The analysis conducted shows the challenges that countries that are just introducing biowaste collection face in the next 10 years in order to meet the requirements of CE for 2030 and 2035. The case study of Warsaw shows that even assuming 70% of the recycling level of packaging waste is achieved in 2030, efficiency of home composting at the level of 30% and the intensive development of biowaste collection (an annual increase of 25% in the capture rate for the first 5 years, and then 20% for the next 5 years), the total MSW recycling rate required in 2030 (60%) and 2035 (65%) has not been achieved. Given the above, it can be seen that meeting the CE demands requires intensive activities in developing separate collection and recycling of MSW in relation to all fractions. It also seems that it is necessary to complete the MSW collection system with the textile fractions [79
], planned from 2025, which has a chance to supplement the missing recycling levels. The literature review and the experiences of other cities with regard to separate collection also indicate that densely populated areas with large incoming populations have difficulty achieving high separate collection rates. It may therefore turn out that the barrier to implementing CE will not only be the biowaste collection, but also collection rates of packaging waste. All these aspects should be taken into account in implementing future strategies. Choosing a biowaste treatment scenario, based on the different share of composting and AD technology, is an important aspect of the recycling system and its benefits. The research shows an advantage related to the development of AD technology, especially in the case of animal by-products collection. Taking into account technological developments, regions should also implement more advanced solutions such as biorefineries [80
]. However, it must be related to economic analysis.

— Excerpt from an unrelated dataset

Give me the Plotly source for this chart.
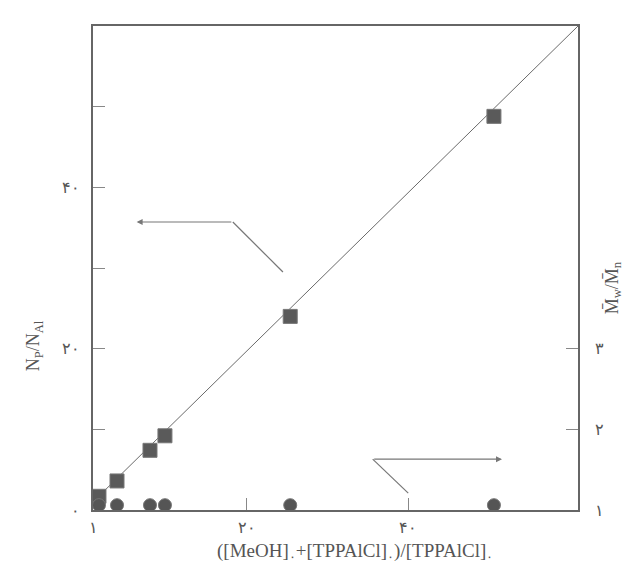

The research hypothesis presented in this paper that biowaste separate collection and its treatment play an important role in meeting the requirements of the circular economy has been confirmed. Methodology applied in the paper can be used for different types of MSW separately collected and for other cities and regions trying to meet CE demands. In particular, the results can be applied to regions that are just beginning to implement separate collection of biowaste, similarly to Warsaw. In future works, the analysis should be extended to variable factors related also to the packaging and textile waste. Furthermore, the issue of OFMSW processing economics should be developed, as it is a factor necessary to implement the technology on a full industrial scale.